Malcolm Holcombe done good.
In more ways than one, Malcolm Holcombe is one of those people who'll sneak up on you. He recorded his first solo album in the mid-90s, but only 2000 copies were pressed, so not much of anyone heard it. Enough did, though, to earn him some recognition around Nashville. He recorded a second album, A Hundred Lies, for Geffen in 1996, but then Geffen got embroiled in that Universal deal, and they forgot all about Holcombe's record. It was finally released in 1999 to plenty of critical raves.
After that, and despite near-perpetual touring (mostly around the Southeast, it seems), Holcombe hasn't exactly become a household name. But more and more people are talking about him, certainly-and with the release of his latest album, Another Wisdom, a few more probably will be.
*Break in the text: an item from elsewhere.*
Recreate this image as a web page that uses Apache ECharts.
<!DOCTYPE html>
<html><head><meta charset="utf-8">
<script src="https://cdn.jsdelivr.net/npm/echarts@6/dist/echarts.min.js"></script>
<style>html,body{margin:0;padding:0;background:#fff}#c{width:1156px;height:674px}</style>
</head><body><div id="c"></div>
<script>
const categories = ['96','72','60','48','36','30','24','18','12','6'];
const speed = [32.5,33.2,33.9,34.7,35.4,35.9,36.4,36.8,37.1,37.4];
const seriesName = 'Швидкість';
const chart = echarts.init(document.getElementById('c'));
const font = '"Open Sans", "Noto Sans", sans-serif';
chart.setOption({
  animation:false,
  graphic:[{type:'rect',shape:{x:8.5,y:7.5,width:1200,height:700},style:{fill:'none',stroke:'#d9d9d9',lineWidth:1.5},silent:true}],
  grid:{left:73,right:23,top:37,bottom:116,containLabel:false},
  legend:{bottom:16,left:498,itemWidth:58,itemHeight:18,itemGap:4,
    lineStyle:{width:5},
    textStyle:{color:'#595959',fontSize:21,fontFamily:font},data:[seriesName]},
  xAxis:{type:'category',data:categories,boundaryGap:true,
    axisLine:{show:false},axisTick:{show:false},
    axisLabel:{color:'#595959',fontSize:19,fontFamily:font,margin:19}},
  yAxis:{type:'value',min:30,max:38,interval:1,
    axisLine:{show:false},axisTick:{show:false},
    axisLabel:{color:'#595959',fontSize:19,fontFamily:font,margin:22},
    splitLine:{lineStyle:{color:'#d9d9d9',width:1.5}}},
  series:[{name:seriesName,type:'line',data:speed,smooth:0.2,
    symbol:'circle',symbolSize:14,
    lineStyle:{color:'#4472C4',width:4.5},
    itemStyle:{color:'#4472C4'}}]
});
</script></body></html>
Holcombe's music sneaks up on you, too. First listens to the new record may leave you thinking he's just another alt-country singer-songwriter type trying, and maybe a little too hard, to be Dylan, Fred Eaglesmith or (most likely) Townes Van Zandt. A youngster singing like an old man, aiming for a certain kind of authenticity. Even his name might make you suspicious. By the third or fourth listen, though, you start to hear Holcombe himself coming through.
While there is something undeniably reminiscent of earlier performers in Holcombe's finger-picking and throaty North Carolina twang, there is a rare assuredness here, too. And while with most of your alt-country types (I've always hated that term), it's easy to tell that you're listening to some 25-year-old trying to be George Jones, if I hadn't seen Holcombe's picture, I never would've guessed that he was as young as he was. He's got a tight crew of seasoned back-up musicians as well, who can tear through rockers like the title track, then gear back for tender lullabies like "Sleepy Town." Produced by the legendary Don Tolle, Another Wisdom is a complex blend of folk, country, rock 'n' roll, r&b and white-boy blues.
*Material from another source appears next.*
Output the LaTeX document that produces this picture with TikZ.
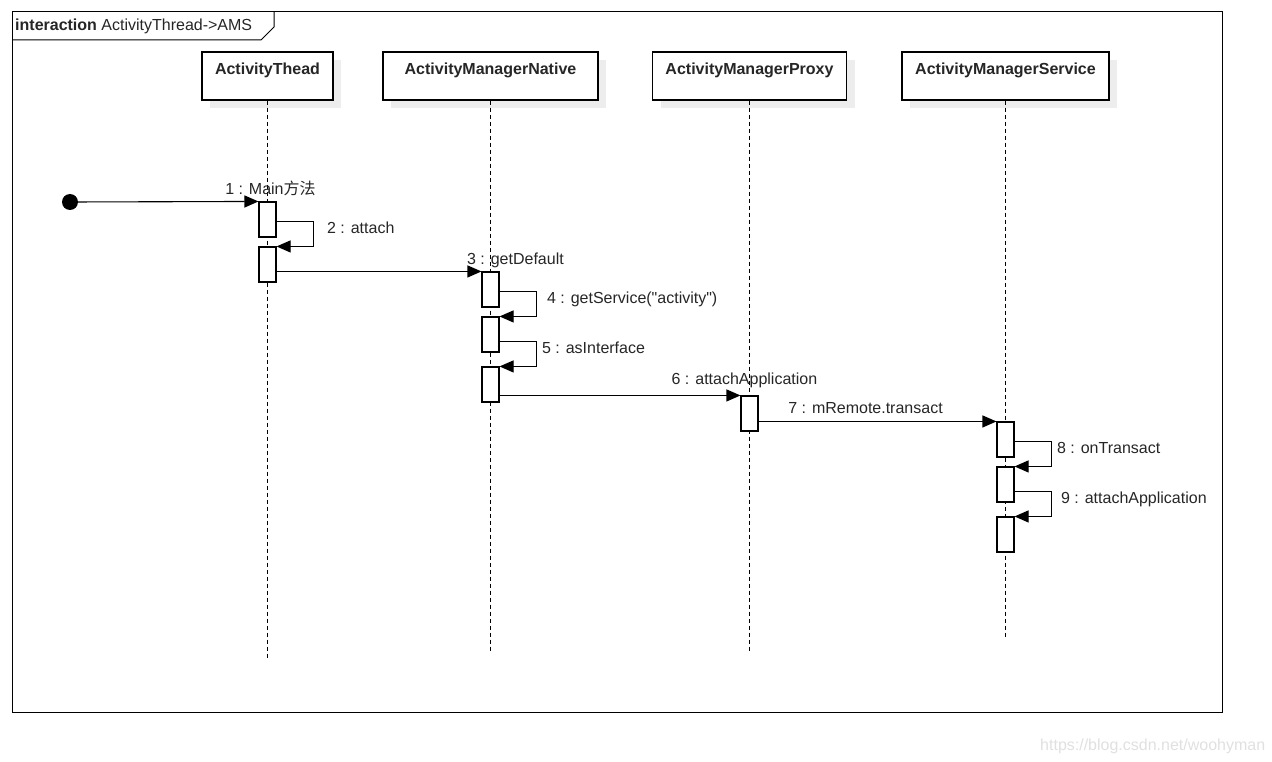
\documentclass[tikz,border=0pt]{standalone}
\usepackage{fontspec}
\setmainfont{Liberation Sans}
\newfontfamily\plainq{Liberation Sans}[Ligatures=ResetAll]
\newfontfamily\cjk{Noto Sans CJK SC}
\usetikzlibrary{positioning,arrows.meta,shadows}

\begin{document}
\begin{tikzpicture}[
    x=1pt, y=-1pt,
    font=\fontsize{16}{19}\selectfont,
    every node/.style={text=black!85},
    head/.style={draw,fill=white,line width=1.1pt,inner sep=0pt,
        text height=23pt,text depth=25pt,font=\fontsize{16}{19}\selectfont\bfseries,
        general shadow={shadow xshift=8pt,shadow yshift=-8pt,fill=black!7}},
    life/.style={dash pattern=on 4pt off 3pt,line width=1pt},
    act/.style={draw,fill=white,line width=1.1pt,minimum width=17pt,minimum height=35pt,inner sep=0pt},
    msg/.style={line width=1.1pt,-{Triangle[length=14pt,width=12pt]}},
    lbl/.style={inner sep=0pt},
    start/.style={circle,fill,inner sep=0pt,minimum size=16pt}
]
\useasboundingbox (0,0) rectangle (1272,762);

% Frame
\draw[line width=1pt] (12,12) rectangle (1222,712);
\draw[line width=1pt] (12,40) -- (261,40) -- (274,27) -- (274,12);
\node[lbl, anchor=base west] (title) at (15,31) {\textbf{interaction} ActivityThread->AMS};

% Lifelines
\node[head, minimum width=131pt, anchor=base] (at) at (267.5,75) {ActivityThead};
\node[head, minimum width=215pt, anchor=base] (amn) at (490.5,75) {ActivityManagerNative};
\node[head, minimum width=194pt, anchor=base] (amp) at (749.5,75) {ActivityManagerProxy};
\node[head, minimum width=207pt, anchor=base] (ams) at (1005.5,75) {ActivityManagerService};

\coordinate (atEnd) at (267.5,660);
\coordinate (amnEnd) at (490.5,652);
\coordinate (ampEnd) at (749.5,652);
\coordinate (amsEnd) at (1005.5,638);

\draw[life] (at.south) -- (atEnd);
\draw[life] (amn.south) -- (amnEnd);
\draw[life] (amp.south) -- (ampEnd);
\draw[life] (ams.south) -- (amsEnd);

% Activations
\node[start] (init) at (70,202) {};
\node[act] (a1) at (267.5,219.5) {};
\node[act] (a2) at (267.5,264.5) {};
\node[act] (a3) at (490.5,289.5) {};
\node[act] (a4) at (490.5,334.5) {};
\node[act] (a5) at (490.5,384.5) {};
\node[act] (a6) at (749.5,413.5) {};
\node[act] (a7) at (1005.5,439.5) {};
\node[act] (a8) at (1005.5,484.5) {};
\node[act] (a9) at (1005.5,534.5) {};

% Messages
\draw[msg] (init) -- (a1.north west)
    node[lbl, anchor=base, xshift=12pt, yshift=7pt] (m1) {1 : Main{\cjk 方法}};
\draw[msg] ([yshift=-20pt]a1.north east) -- ++(37,0)
    node[lbl, anchor=base west, xshift=13pt, yshift=-12.5pt] (m2) {2 : attach} |- (a2.north east);
\draw[msg] (a2.east |- a3.north) -- (a3.north west)
    node[lbl, anchor=base, xshift=34pt, yshift=7pt] (m3) {3 : getDefault};
\draw[msg] ([yshift=-20pt]a3.north east) -- ++(37,0)
    node[lbl, anchor=base west, xshift=10pt, yshift=-12.5pt] (m4) {\plainq 4 : getService("activity")} |- (a4.north east);
\draw[msg] ([yshift=-25pt]a4.north east) -- ++(37,0)
    node[lbl, anchor=base west, xshift=5pt, yshift=-12.5pt] (m5) {5 : asInterface} |- (a5.north east);
\draw[msg] (a5.east |- a6.north) -- (a6.north west)
    node[lbl, anchor=base, xshift=4pt, yshift=11pt] (m6) {6 : attachApplication};
\draw[msg] (a6.east |- a7.north) -- node[lbl, anchor=base, xshift=-12pt, yshift=8pt] (m7) {7 : mRemote.transact} (a7.north west);
\draw[msg] ([yshift=-20pt]a7.north east) -- ++(37,0)
    node[lbl, anchor=base west, xshift=5pt, yshift=-12.5pt] (m8) {8 : onTransact} |- (a8.north east);
\draw[msg] ([yshift=-25pt]a8.north east) -- ++(37,0)
    node[lbl, anchor=base west, xshift=9pt, yshift=-12.5pt] (m9) {9 : attachApplication} |- (a9.north east);

% Watermark
\node[lbl, anchor=base west, text=black!12] (mark) at (1040,750) {https://blog.csdn.net/woohyman};

\end{tikzpicture}
\end{document}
Lyrically, Holcombe's on well-trod ground-the troubled souls who hang around bus stations, poor country folk, lost love, found love, small-town life, etc. He runs the gamut of your country music standbys-but as he does, every once in a while a clever line that'll grab your attention will drop out of a song. (The chorus of "Woman Missin'" for instance, goes in part, "You gotta woman missin'/But she ain't missin' you?") At other times, as in "Mister in Morgantown," he seems to be aiming a little high, trying to do Dylan, but not quite making it.
There are a lot of things that Holcombe doesn't yet have. He doesn't have Dylan's poetry, or the simple, profound honesty of Merle Haggard or Townes Van Zandt or John Prine's wry sense of humor-but who does? The fact that he doesn't have any of those things yet isn't necessarily bad.
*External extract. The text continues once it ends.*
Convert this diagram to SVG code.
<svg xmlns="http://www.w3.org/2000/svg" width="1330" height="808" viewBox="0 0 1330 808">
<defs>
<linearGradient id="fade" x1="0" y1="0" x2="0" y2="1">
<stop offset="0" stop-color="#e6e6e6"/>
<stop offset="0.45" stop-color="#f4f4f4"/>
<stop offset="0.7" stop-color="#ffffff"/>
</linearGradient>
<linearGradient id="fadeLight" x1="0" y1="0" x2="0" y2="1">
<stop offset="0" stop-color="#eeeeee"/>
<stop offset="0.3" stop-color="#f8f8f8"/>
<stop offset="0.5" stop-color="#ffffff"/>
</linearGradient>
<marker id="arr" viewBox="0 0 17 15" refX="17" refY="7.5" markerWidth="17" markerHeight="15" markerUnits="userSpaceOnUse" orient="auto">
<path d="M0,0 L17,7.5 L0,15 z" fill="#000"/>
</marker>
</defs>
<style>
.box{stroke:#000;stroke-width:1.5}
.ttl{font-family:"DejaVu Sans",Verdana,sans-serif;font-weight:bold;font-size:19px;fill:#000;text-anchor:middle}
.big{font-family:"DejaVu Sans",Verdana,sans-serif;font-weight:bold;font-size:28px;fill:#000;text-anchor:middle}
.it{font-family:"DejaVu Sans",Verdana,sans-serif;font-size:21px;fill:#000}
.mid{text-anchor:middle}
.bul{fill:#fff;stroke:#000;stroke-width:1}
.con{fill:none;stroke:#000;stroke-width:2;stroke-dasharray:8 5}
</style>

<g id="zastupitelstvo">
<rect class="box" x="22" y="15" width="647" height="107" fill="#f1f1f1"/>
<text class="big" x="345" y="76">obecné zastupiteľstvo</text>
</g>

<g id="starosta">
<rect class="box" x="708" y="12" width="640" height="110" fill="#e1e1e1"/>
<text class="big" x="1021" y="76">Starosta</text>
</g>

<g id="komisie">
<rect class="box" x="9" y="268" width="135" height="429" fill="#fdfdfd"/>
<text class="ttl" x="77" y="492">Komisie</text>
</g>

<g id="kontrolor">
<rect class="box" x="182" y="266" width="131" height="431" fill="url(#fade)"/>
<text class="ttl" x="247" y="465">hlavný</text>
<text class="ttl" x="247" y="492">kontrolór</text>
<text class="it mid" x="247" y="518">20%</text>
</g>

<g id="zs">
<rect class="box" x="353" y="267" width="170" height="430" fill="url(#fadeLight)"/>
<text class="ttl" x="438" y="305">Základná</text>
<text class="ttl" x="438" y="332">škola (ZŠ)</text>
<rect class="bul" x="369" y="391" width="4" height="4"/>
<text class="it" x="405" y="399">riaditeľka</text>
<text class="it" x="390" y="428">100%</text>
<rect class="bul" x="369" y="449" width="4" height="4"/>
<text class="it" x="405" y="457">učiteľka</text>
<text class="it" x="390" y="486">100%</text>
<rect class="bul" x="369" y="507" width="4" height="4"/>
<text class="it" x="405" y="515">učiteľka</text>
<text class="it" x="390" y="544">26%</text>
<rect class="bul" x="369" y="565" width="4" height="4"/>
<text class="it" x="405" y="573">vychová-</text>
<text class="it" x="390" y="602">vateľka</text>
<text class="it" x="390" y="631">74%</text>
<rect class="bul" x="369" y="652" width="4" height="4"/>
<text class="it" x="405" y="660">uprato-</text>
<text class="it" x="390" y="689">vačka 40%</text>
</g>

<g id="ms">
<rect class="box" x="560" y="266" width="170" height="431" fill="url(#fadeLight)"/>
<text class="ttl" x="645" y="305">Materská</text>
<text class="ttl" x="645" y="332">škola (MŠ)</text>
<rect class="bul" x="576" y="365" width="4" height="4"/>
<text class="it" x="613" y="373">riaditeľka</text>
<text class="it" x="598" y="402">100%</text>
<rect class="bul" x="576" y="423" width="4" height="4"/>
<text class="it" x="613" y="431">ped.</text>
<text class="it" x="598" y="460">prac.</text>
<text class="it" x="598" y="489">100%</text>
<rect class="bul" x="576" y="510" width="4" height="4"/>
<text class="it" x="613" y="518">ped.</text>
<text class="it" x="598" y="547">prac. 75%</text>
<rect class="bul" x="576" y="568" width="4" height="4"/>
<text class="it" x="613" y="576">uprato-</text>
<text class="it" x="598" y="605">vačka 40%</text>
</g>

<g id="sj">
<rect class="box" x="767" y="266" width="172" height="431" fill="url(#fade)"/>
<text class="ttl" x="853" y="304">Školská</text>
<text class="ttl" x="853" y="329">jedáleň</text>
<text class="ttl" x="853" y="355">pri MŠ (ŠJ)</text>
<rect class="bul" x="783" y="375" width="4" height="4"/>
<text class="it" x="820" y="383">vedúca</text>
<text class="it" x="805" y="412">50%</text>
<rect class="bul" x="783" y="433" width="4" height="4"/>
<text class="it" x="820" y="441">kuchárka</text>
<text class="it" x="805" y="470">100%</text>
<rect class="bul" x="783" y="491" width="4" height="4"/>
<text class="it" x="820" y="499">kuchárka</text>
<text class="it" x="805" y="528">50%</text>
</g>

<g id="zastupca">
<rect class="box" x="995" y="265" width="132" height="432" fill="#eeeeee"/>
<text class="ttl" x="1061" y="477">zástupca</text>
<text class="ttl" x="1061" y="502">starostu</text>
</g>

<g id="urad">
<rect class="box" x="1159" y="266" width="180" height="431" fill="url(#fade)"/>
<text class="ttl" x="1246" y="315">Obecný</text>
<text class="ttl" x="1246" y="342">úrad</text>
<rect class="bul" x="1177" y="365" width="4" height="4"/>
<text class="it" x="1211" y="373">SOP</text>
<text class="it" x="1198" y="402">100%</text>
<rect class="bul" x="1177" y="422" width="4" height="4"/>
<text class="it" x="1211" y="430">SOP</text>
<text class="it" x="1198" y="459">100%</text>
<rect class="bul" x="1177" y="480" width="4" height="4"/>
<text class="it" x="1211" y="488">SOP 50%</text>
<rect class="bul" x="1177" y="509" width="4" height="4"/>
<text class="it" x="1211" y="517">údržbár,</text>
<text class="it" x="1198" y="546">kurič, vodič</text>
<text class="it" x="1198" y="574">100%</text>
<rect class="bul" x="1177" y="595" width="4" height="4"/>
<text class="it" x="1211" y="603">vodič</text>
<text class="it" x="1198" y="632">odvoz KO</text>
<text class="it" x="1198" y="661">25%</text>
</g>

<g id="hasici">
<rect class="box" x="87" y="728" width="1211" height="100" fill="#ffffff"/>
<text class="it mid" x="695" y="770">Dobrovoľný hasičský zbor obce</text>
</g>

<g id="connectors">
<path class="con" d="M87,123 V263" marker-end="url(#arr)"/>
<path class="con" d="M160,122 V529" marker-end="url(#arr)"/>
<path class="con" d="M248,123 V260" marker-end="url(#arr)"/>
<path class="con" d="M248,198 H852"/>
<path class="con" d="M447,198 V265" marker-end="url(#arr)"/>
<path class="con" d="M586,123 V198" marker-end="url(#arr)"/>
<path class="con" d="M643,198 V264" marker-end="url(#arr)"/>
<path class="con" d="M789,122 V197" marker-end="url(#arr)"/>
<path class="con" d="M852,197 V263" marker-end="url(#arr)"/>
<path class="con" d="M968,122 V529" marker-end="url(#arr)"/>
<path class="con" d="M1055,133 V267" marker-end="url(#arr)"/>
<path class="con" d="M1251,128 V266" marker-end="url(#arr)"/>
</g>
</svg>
He does, however, have an intriguing voice and can play like the dickens-and if he's not quite Dylan, or not quite Townes Van Zandt, he's also not another Randy Travis clone, for which we can all be grateful. Holcombe is headed somewhere. Like I mentioned at the beginning, he's sneaking up on us. This is only his second major album-and I'll tell you, this sophomore effort is still a damn sight better than most of the new crap I hear these days.